On ira du Nord au Sud en passant par les côtés, de la ville aux quartiers à la forêt. Ceux qui vont parler sont politisés, ou n’ont jamais voté. Ils sont religieux, ils sont athées. Pas toujours d’accord. Ils pensent encore être le début d’un monde et pas la fin. Avec leurs voix qui se superposent, s’additionnent : ils nomment une nouvelle France. Avec la sensation qu’il faut réinventer du collectif. Ce sera une série pour conjurer le sort. Ce sera se donner signe de vie. Se dire : on est là. On est vivants. On sera au-dessus de notre peur. Ce sera juillet et août. On retournera à septembre, l’été sera passé, mais au moins on se sera parlés. Et on se sera promis de ne pas vieillir avant l’âge.
AMIR, 24 ans, GAZA / PARIS.
Dans son casque : le chant des partisans
Dans son sac : Pas pleurer, Lydie Salvayre
L’été dernier on était à Gaza Téhéran Moscou Alger, pour entendre comment la jeunesse sans démocratie, inventait sa liberté– cette série française, ce sera comme une réponse, pour dire nous aussi, on se bat, on monte la garde. J’avais rencontré Amir – il a grandi à Gaza pendant 23 ans, il en a 25 aujourd’hui, il est à Paris. Il enseigne l’arabe au lycée. Il nous observe. Il nous apprend. J’ai voulu lui demander pour ouvrir l’été, s’il nous trouvait heureux ?
ROBIN, 24 ans, MARSEILLE.
Dans son casque : Columbi, Chjami Aghjalesi
Sur son corps : un tatouage « MIA » sur le bras
C’est un berger. Il commence par me parler de ses chèvres et des montagnes. Il a un bras abîmé, une bavure avec les policiers sur le vieux port, le jour de l’an, double fracture du poignet… il rougit parce que c’était la vie d’avant. Il a changé. Il a grandi dans les quartiers Nord de Marseille, 13è arrondissement, jusqu’à 16 ans. Il aime dire qu’il a des origines siciliennes et corses, dans la famille, des pêcheurs et des maçons.

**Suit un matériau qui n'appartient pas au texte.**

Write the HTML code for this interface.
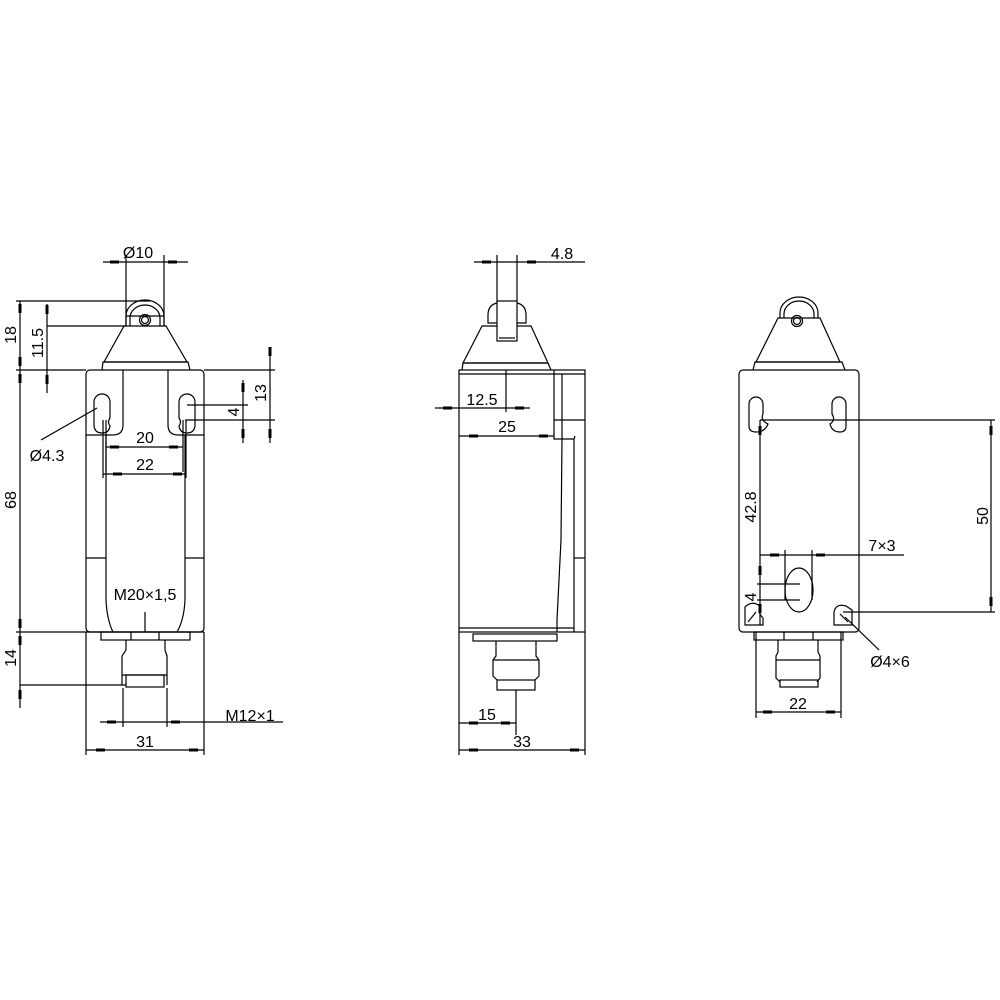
<!DOCTYPE html>
<html><head><meta charset="utf-8"><style>
html,body{margin:0;padding:0;background:#fff;}
svg{display:block}
text{font-family:"Liberation Sans",sans-serif;font-size:16px;fill:#000;}
</style></head><body>
<svg width="1000" height="1000" viewBox="0 0 1000 1000" xmlns="http://www.w3.org/2000/svg">
<g fill="none" stroke="#000" stroke-width="1.2">
<!-- ===== VIEW 1 ===== -->
<path d="M126 326 L126 316 A19 16 0 0 1 164 316 L164 326"/>
<path d="M130 326 L130 318 A15 13 0 0 1 160 318 L160 326"/>
<circle cx="145" cy="320" r="5.5"/><circle cx="145" cy="320" r="3.5"/>
<line x1="126" y1="316" x2="164" y2="316"/>
<path d="M124 326 L166 326 L187 362 L104 362 Z"/>
<path d="M102 370 L103 362 L188 362 L190 370"/>
<rect x="86" y="370" width="118" height="262" rx="4"/>
<path d="M123 370 L123 425 Q123 435 113 435 L86 435"/>
<path d="M168 370 L168 425 Q168 435 178 435 L204 435"/>
<path d="M106 435 L106 600 Q107 620 113 632"/>
<path d="M185 435 L185 600 Q184 620 177 632"/>
<line x1="86" y1="558" x2="106" y2="558"/><line x1="185" y1="558" x2="204" y2="558"/>
<path d="M94 402 A8 8 0 0 1 110 402 L110 418 Q107 422 110 426 Q109 433 102 433 Q95 433 94 426 Z"/>
<path d="M179 402 A8 8 0 0 1 195 402 L195 426 Q194 433 187 433 Q180 433 179 426 Q182 422 179 418 Z"/>
<rect x="101" y="632" width="89" height="8"/>
<line x1="131" y1="632" x2="131" y2="640"/><line x1="159" y1="632" x2="159" y2="640"/>
<path d="M126 640 L126 650 L122 656 L122 685 M165 640 L165 650 L167 656 L167 685"/>
<line x1="122" y1="675" x2="167" y2="675"/>
<rect x="126" y="675" width="38" height="12"/>
<line x1="103" y1="262" x2="188" y2="262"/>
<line x1="126" y1="255" x2="126" y2="326"/><line x1="164" y1="255" x2="164" y2="326"/>
<line x1="16" y1="301" x2="150" y2="301"/>
<line x1="16" y1="370" x2="86" y2="370"/>
<line x1="20" y1="301" x2="20" y2="708"/>
<line x1="47" y1="326" x2="125" y2="326"/>
<line x1="47" y1="304" x2="47" y2="393"/>
<line x1="16" y1="632" x2="204" y2="632"/>
<line x1="20" y1="685" x2="126" y2="685"/>
<line x1="204" y1="370" x2="275" y2="370"/>
<line x1="185" y1="420" x2="275" y2="420"/>
<line x1="187" y1="405" x2="248" y2="405"/>
<line x1="270" y1="347" x2="270" y2="443"/>
<line x1="243" y1="380" x2="243" y2="443"/>
<line x1="41" y1="440" x2="97" y2="408"/>
<line x1="106" y1="420" x2="106" y2="472"/><line x1="183" y1="420" x2="183" y2="472"/>
<line x1="103" y1="420" x2="103" y2="478"/><line x1="186" y1="420" x2="186" y2="478"/>
<line x1="106" y1="447" x2="183" y2="447"/>
<line x1="103" y1="474" x2="186" y2="474"/>
<line x1="145" y1="612" x2="145" y2="632"/>
<line x1="123" y1="688" x2="123" y2="727"/><line x1="167" y1="688" x2="167" y2="727"/>
<line x1="100" y1="722" x2="283" y2="722"/>
<line x1="86" y1="632" x2="86" y2="755"/><line x1="204" y1="632" x2="204" y2="755"/>
<line x1="86" y1="750" x2="204" y2="750"/>

<!-- ===== VIEW 2 ===== -->
<path d="M482 326 L531 326 L548 363 L463 363 Z" fill="#fff"/>
<path d="M497 303 Q488 305 488 315 L488 323 L497 323 M517 303 Q526 305 526 315 L526 323 L517 323"/>
<rect x="497" y="301" width="20" height="40" fill="#fff"/>
<line x1="499" y1="338" x2="515" y2="338"/>
<path d="M462 370 L463 363 L548 363 L551 370"/>
<rect x="459" y="370" width="126" height="262"/>
<line x1="459" y1="374" x2="585" y2="374"/>
<line x1="459" y1="628" x2="574" y2="628"/>
<path d="M554 370 L554 439 L574 439 L575 436"/>
<line x1="562" y1="374" x2="562" y2="439"/>
<line x1="554" y1="420" x2="585" y2="420"/>
<path d="M574 439 L574 632"/>
<path d="M562 439 L561 540 L557 620 L557 632"/>
<line x1="574" y1="558" x2="585" y2="558"/>
<rect x="473" y="634" width="84" height="7"/>
<path d="M496 641 L496 656 L493 660 L493 676 L497 680 M536 641 L536 656 L539 660 L539 676 L535 680"/>
<line x1="493" y1="660" x2="539" y2="660"/>
<rect x="497" y="680" width="38" height="10"/>
<line x1="474" y1="262" x2="585" y2="262"/>
<line x1="497" y1="255" x2="497" y2="301"/><line x1="517" y1="255" x2="517" y2="301"/>
<line x1="435" y1="408" x2="530" y2="408"/>
<line x1="506" y1="370" x2="506" y2="412"/>
<line x1="459" y1="436" x2="554" y2="436"/>
<line x1="516" y1="690" x2="516" y2="735"/>
<line x1="459" y1="723" x2="516" y2="723"/>
<line x1="459" y1="632" x2="459" y2="755"/><line x1="585" y1="632" x2="585" y2="755"/>
<line x1="459" y1="750" x2="585" y2="750"/>

<!-- ===== VIEW 3 ===== -->
<path d="M780 318 L780 313 A19 16 0 0 1 818 313 L818 318"/>
<path d="M784 318 L784 314 A15 13 0 0 1 814 314 L814 318"/>
<circle cx="797" cy="321" r="5.5"/><circle cx="797" cy="321" r="3.5"/>
<path d="M778 318 L820 318 L840 362 L756 362 Z"/>
<path d="M753 370 L755 362 L842 362 L845 370"/>
<rect x="739" y="370" width="120" height="262" rx="4"/>
<path d="M749 404 A7 7 0 0 1 763 404 L763 414 Q760 420 768 424 Q765 432 756 432 Q749 432 749 426 Z"/>
<path d="M832 404 A7 7 0 0 1 846 404 L846 426 Q846 432 840 432 Q832 432 830 424 Q836 420 832 414 Z"/>
<ellipse cx="799" cy="590" rx="14" ry="22"/>
<path d="M745 625 L745 607 Q752 600 760 606 Q757 612 763 618 L763 625 Z M748 622 L756 612"/>
<path d="M834 625 L834 612 Q836 603 846 606 L852 610 L852 625 Z M840 614 L848 622"/>
<rect x="754" y="632" width="89" height="8"/>
<line x1="784" y1="632" x2="784" y2="640"/><line x1="813" y1="632" x2="813" y2="640"/>
<path d="M778 640 L778 652 L776 656 L776 678 L780 682 M818 640 L818 652 L820 656 L820 678 L817 682"/>
<line x1="776" y1="660" x2="820" y2="660"/>
<rect x="780" y="680" width="38" height="7"/>
<line x1="760" y1="420" x2="995" y2="420"/>
<line x1="843" y1="612" x2="995" y2="612"/>
<line x1="991" y1="420" x2="991" y2="612"/>
<line x1="760" y1="420" x2="760" y2="625"/>
<line x1="757" y1="584" x2="800" y2="584"/>
<line x1="757" y1="600" x2="800" y2="600"/>
<line x1="760" y1="555" x2="904" y2="555"/>
<line x1="785" y1="550" x2="785" y2="600"/><line x1="812" y1="550" x2="812" y2="600"/>
<line x1="845" y1="617" x2="879" y2="650"/>
<line x1="756" y1="632" x2="756" y2="718"/><line x1="841" y1="632" x2="841" y2="718"/>
<line x1="756" y1="712" x2="841" y2="712"/>
</g>

<g fill="#000">
<rect x="110" y="260.5" width="9" height="3"/><rect x="168" y="260.5" width="9" height="3"/>
<rect x="18.5" y="304" width="3" height="9"/><rect x="18.5" y="357" width="3" height="9"/>
<rect x="18.5" y="374" width="3" height="9"/><rect x="18.5" y="619" width="3" height="9"/>
<rect x="18.5" y="636" width="3" height="9"/><rect x="18.5" y="690" width="3" height="9"/>
<rect x="45.5" y="305" width="3" height="9"/><rect x="45.5" y="375" width="3" height="9"/>
<rect x="268.5" y="347" width="3" height="9"/><rect x="268.5" y="429" width="3" height="9"/>
<rect x="241.5" y="383" width="3" height="9"/><rect x="241.5" y="429" width="3" height="9"/>
<rect x="110" y="445.5" width="9" height="3"/><rect x="169" y="445.5" width="9" height="3"/>
<rect x="113" y="472.5" width="9" height="3"/><rect x="173" y="472.5" width="9" height="3"/>
<rect x="107" y="720.5" width="9" height="3"/><rect x="171" y="720.5" width="9" height="3"/>
<rect x="96" y="748.5" width="9" height="3"/><rect x="189" y="748.5" width="9" height="3"/>
<rect x="482" y="260.5" width="9" height="3"/><rect x="527" y="260.5" width="9" height="3"/>
<rect x="443" y="406.5" width="9" height="3"/><rect x="515" y="406.5" width="9" height="3"/>
<rect x="469" y="434.5" width="9" height="3"/><rect x="539" y="434.5" width="9" height="3"/>
<rect x="469" y="721.5" width="9" height="3"/><rect x="501" y="721.5" width="9" height="3"/>
<rect x="469" y="748.5" width="9" height="3"/><rect x="570" y="748.5" width="9" height="3"/>
<rect x="989.5" y="426" width="3" height="9"/><rect x="989.5" y="597" width="3" height="9"/>
<rect x="758.5" y="426" width="3" height="9"/><rect x="758.5" y="566" width="3" height="9"/>
<rect x="758.5" y="604" width="3" height="9"/>
<rect x="770" y="553.5" width="9" height="3"/><rect x="816" y="553.5" width="9" height="3"/>
<rect x="763" y="710.5" width="9" height="3"/><rect x="826" y="710.5" width="9" height="3"/>
</g>

<g>
<text x="138" y="258" text-anchor="middle">Ø10</text>
<text transform="translate(16,335) rotate(-90)" text-anchor="middle">18</text>
<text transform="translate(43,343) rotate(-90)" text-anchor="middle">11.5</text>
<text transform="translate(16,500) rotate(-90)" text-anchor="middle">68</text>
<text transform="translate(16,658) rotate(-90)" text-anchor="middle">14</text>
<text transform="translate(266,393) rotate(-90)" text-anchor="middle">13</text>
<text transform="translate(239,412) rotate(-90)" text-anchor="middle">4</text>
<text x="47" y="461" text-anchor="middle">Ø4.3</text>
<text x="145" y="443" text-anchor="middle">20</text>
<text x="145" y="470" text-anchor="middle">22</text>
<text x="145" y="600" text-anchor="middle">M20×1,5</text>
<text x="250" y="721" text-anchor="middle">M12×1</text>
<text x="145" y="747" text-anchor="middle">31</text>
<text x="562" y="259" text-anchor="middle">4.8</text>
<text x="482" y="405" text-anchor="middle">12.5</text>
<text x="507" y="432" text-anchor="middle">25</text>
<text x="487" y="720" text-anchor="middle">15</text>
<text x="522" y="747" text-anchor="middle">33</text>
<text transform="translate(988,516) rotate(-90)" text-anchor="middle">50</text>
<text transform="translate(756,507) rotate(-90)" text-anchor="middle">42.8</text>
<text transform="translate(756,597) rotate(-90)" text-anchor="middle">4</text>
<text x="882" y="551" text-anchor="middle">7×3</text>
<text x="890" y="667" text-anchor="middle">Ø4×6</text>
<text x="798" y="709" text-anchor="middle">22</text>
</g>
</svg>
</body></html>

Un père qui travaille dur et une mère qui fait des ménages et garde les enfants. L’école ce n’était pas pour lui. Il a arrêté en primaire, puis au collège. Après la prison il a découvert la lecture, il rêve de passer le bac, il apprend la langue corse.
NARGESSE, 24 ans, GIVORS.
Dans son casque : Petit frère, I AM
Sur son corps : un tatouage, la date de décès de son père
Nargesse a écrit "Dans la peau d'un thug", d'abord sur facebook ****: l'histoire de You, Youssef, dans un quartier. Nargesse a 24 ans – elle a grandi à Givors près de Lyon – sa mère vient de Batna dans les Aurès en Algérie, et pendant un an et demi elle écrit des chroniques au jour le jour, postées sur Facebook, et plus de 20000 lecteurs les suivent. C'est une langue française qui vit, qui bouge, pas que avec des mots qu’on trouve dans le dictionnaire. Et c’est enfin dit elle, une façon pour beaucoup d’entre nous de se retrouver.